Well, by the WNY methodology, in only a very few days, "winter" will actually be *40%* complete. That's sounds pretty positive from a mental perspective if your mental calendar of "winter" is programmed to 5 months.
That's not to say all h-e-double hockey sticks can't break loose anytime, but I believe with the overall accuracy meteorology has attained in the last twenty years of satilitte imaging technology and forecast modeling, its going to be a relatively mild winter in the eastern US.

We've only seen a short blast of flurry activity which covered the ground quickly with a dusting here in North Central Hoosierland.......but it was gone in a few hours because of ground surface temperatures above freezing.

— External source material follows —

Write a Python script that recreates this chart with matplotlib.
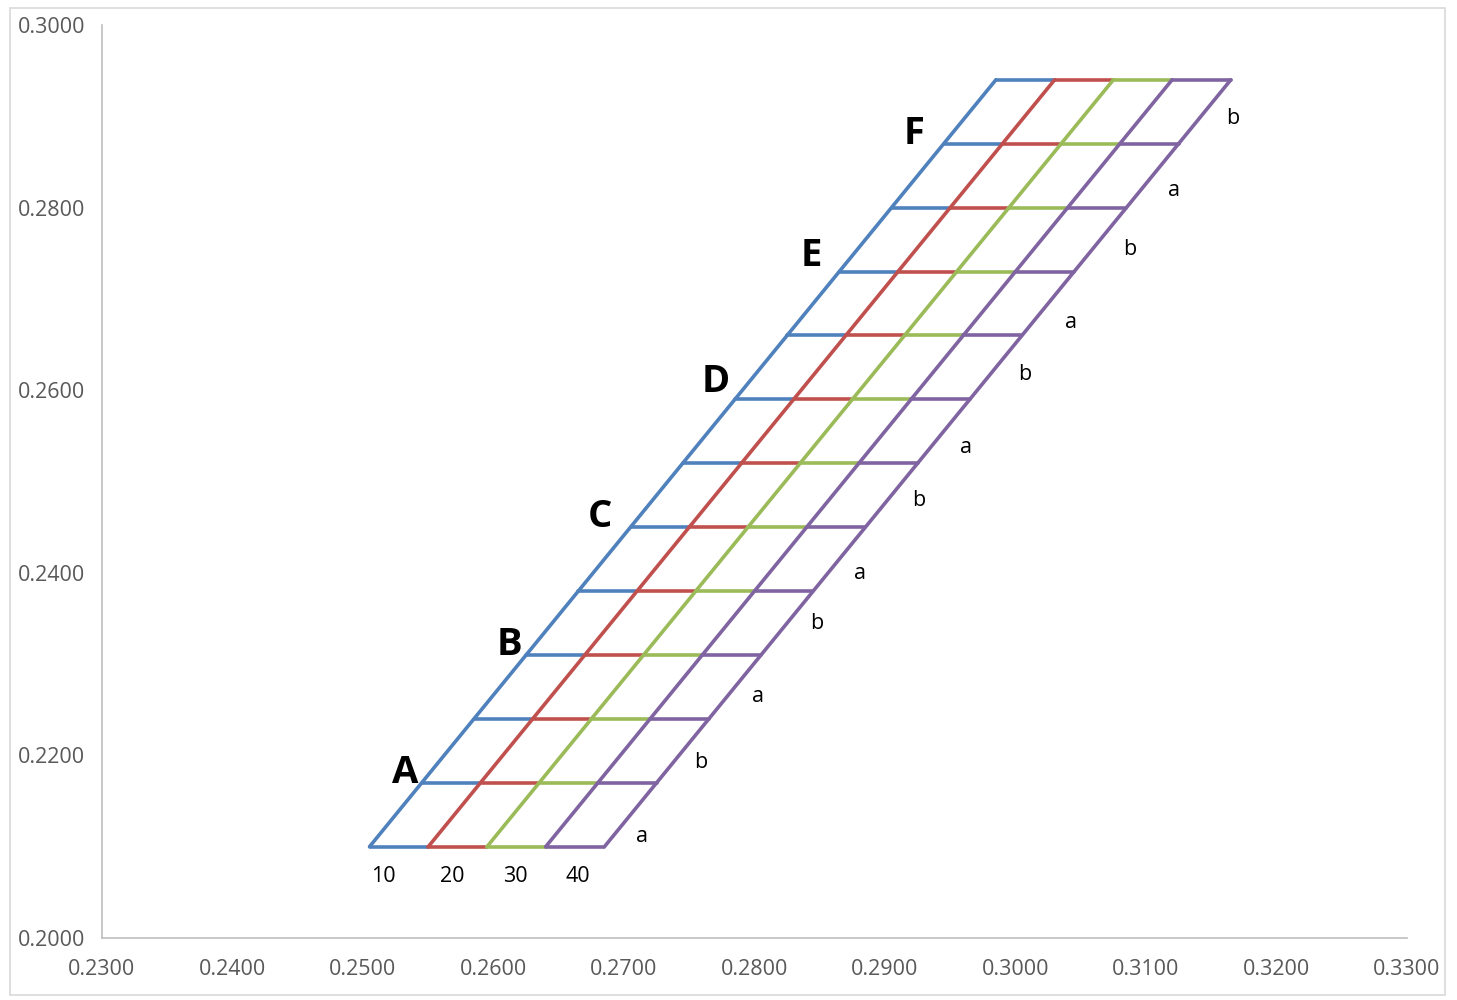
import matplotlib
matplotlib.use("Agg")
import matplotlib.pyplot as plt
from matplotlib.patches import Rectangle

# ---- data ----
row_y = [0.210, 0.217, 0.224, 0.231, 0.238, 0.245, 0.252,
         0.259, 0.266, 0.273, 0.280, 0.287, 0.294]
col0_x = [0.2505, 0.2545, 0.2585, 0.2625, 0.2665, 0.2705, 0.2745,
          0.2785, 0.2825, 0.2865, 0.2905, 0.2945, 0.2985]
col1_x = [0.2550, 0.2590, 0.2630, 0.2670, 0.2710, 0.2750, 0.2790,
          0.2830, 0.2870, 0.2910, 0.2950, 0.2990, 0.3030]
col2_x = [0.2595, 0.2635, 0.2675, 0.2715, 0.2755, 0.2795, 0.2835,
          0.2875, 0.2915, 0.2955, 0.2995, 0.3035, 0.3075]
col3_x = [0.2640, 0.2680, 0.2720, 0.2760, 0.2800, 0.2840, 0.2880,
          0.2920, 0.2960, 0.3000, 0.3040, 0.3080, 0.3120]
col4_x = [0.2685, 0.2725, 0.2765, 0.2805, 0.2845, 0.2885, 0.2925,
          0.2965, 0.3005, 0.3045, 0.3085, 0.3125, 0.3165]

series_names = ["10", "20", "30", "40"]
series_colors = ["#4F81BD", "#C0504D", "#9BBB59", "#8064A2"]

# text labels
cap_labels = ["A", "B", "C", "D", "E", "F"]
cap_x = [0.25322, 0.26119, 0.26816, 0.27705, 0.28433, 0.29222]
cap_y = [0.21700, 0.23100, 0.24500, 0.25980, 0.27360, 0.28700]

ab_labels = ["a", "b", "a", "b", "a", "b", "a", "b", "a", "b", "a", "b"]
ab_x = [0.27138, 0.27590, 0.28027, 0.28479, 0.28808, 0.29261,
        0.29621, 0.30073, 0.30425, 0.30877, 0.31215, 0.31667]
ab_y = [0.21051, 0.21862, 0.22585, 0.23384, 0.23932, 0.24732,
        0.25312, 0.26112, 0.26681, 0.27481, 0.28127, 0.28916]

num_x = [0.25153, 0.25682, 0.26165, 0.26648]
num_y = 0.20613

x_ticks = [0.23, 0.24, 0.25, 0.26, 0.27, 0.28, 0.29, 0.30, 0.31, 0.32, 0.33]
y_ticks = [0.20, 0.22, 0.24, 0.26, 0.28, 0.30]

# ---- plot ----
plt.rcParams["font.family"] = ["Open Sans", "DejaVu Sans"]
fig = plt.figure(figsize=(14.57, 10), dpi=100)
ax = fig.add_axes([102 / 1457, 62 / 1000, 1305 / 1457, 913 / 1000])

cols = [col0_x, col1_x, col2_x, col3_x, col4_x]
lw = 2.6
for i, (name, color) in enumerate(zip(series_names, series_colors)):
    z = 2 + i
    ax.plot(cols[i], row_y, color=color, lw=lw, solid_capstyle="round",
            solid_joinstyle="round", zorder=z)
    ax.hlines(row_y, cols[i], cols[i + 1], colors=color, lw=lw,
              capstyle="round", zorder=z)
    if i == len(series_names) - 1:
        ax.plot(cols[i + 1], row_y, color=color, lw=lw, solid_capstyle="round",
                zorder=z)

for t, x, y in zip(cap_labels, cap_x, cap_y):
    ax.text(x, y, t, fontsize=27.5, fontweight="bold", ha="center",
            va="baseline", color="black", zorder=10)
for t, x, y in zip(ab_labels, ab_x, ab_y):
    ax.text(x, y, t, fontsize=15.5, ha="center", va="baseline",
            color="black", zorder=10)
for t, x in zip(series_names, num_x):
    ax.text(x, num_y, t, fontsize=15.5, ha="center", va="baseline",
            color="black", zorder=10)

ax.set_xlim(0.23, 0.33)
ax.set_ylim(0.20, 0.30)
ax.set_xticks(x_ticks)
ax.set_yticks(y_ticks)
ax.set_xticklabels([f"{v:.4f}" for v in x_ticks])
ax.set_yticklabels([f"{v:.4f}" for v in y_ticks])
ax.tick_params(axis="both", length=0, labelsize=15.5, labelcolor="#595959")
ax.tick_params(axis="y", pad=12)
ax.tick_params(axis="x", pad=15)
for s in ["top", "right"]:
    ax.spines[s].set_visible(False)
for s in ["left", "bottom"]:
    ax.spines[s].set_color("#BFBFBF")
    ax.spines[s].set_linewidth(1.2)

fig.patches.append(Rectangle((10 / 1457, 5 / 1000), 1435 / 1457, 987 / 1000,
                             transform=fig.transFigure, fill=False,
                             edgecolor="#D9D9D9", lw=1.2))

fig.savefig("out.png", dpi=100)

I've started the *Toro* twice. Once to warm it up and change oil, and secondly to move it from the yard barn to the garage. I'm still fine tuning the *Yardman Snowbird*.....got the appropriate steel tubing to fab axle spacers to fill the void left because of the difference in hub shaft lengths between the old solid tired wheels and the new pneumatic wheels/tires.
It's not forecast to be below freezing here all week.....through next Monday.
I'm not bitchin' about the forecast, that's for sure.


----------



## detdrbuzzard

" I'm still eye-balling my motorcycles every day! "
its going to be warm and dry for a few days so I'm planning a ride on the mighty ST1300 to try out my new windshield and klim latitude pants


----------



## ctdave

sscotsman said:


> yeah, im starting to worry that the daffodils might poke up!
> they do have a "timer", which hopefully will keep them underground until February at the earliest..but our December weather has been pretty much the same as March..daily highs in the 40's (7C), sometimes the 50's (12C), and we are going to hit 60 (16C) over the weekend! ridiculous for mid-December..most plants probably wont be confused about an early Spring in December, because in addition to spring warmth, they do also follow a natural timer to keep them dormant "long enough"..but if this keeps up, it could maybe be an issue..
> 
> Scot


look what I found this morning. one of my daffodils is coming up !! after the next couple of days, i'm sure more will be popping up


----------



## UNDERTAKER

12-23-2015. rain here in the paradise city. and no frozen tundra in sight. I am not complaining 1 bit.:yahoo::yahoo::yahoo::yahoo::yahoo:


----------



## sscotsman

ctdave said:


> look what I found this morning. one of my daffodils is coming up !! after the next couple of days, i'm sure more will be popping up


woah! that's scary..
not good for the plants..

scot


----------



## ztnoo

*A Serious Weather Day*

Looks like its gonna really get nasty today......not winter weather, but balmy, too warm and moist conditions for this time of year in the midwest and mid-south.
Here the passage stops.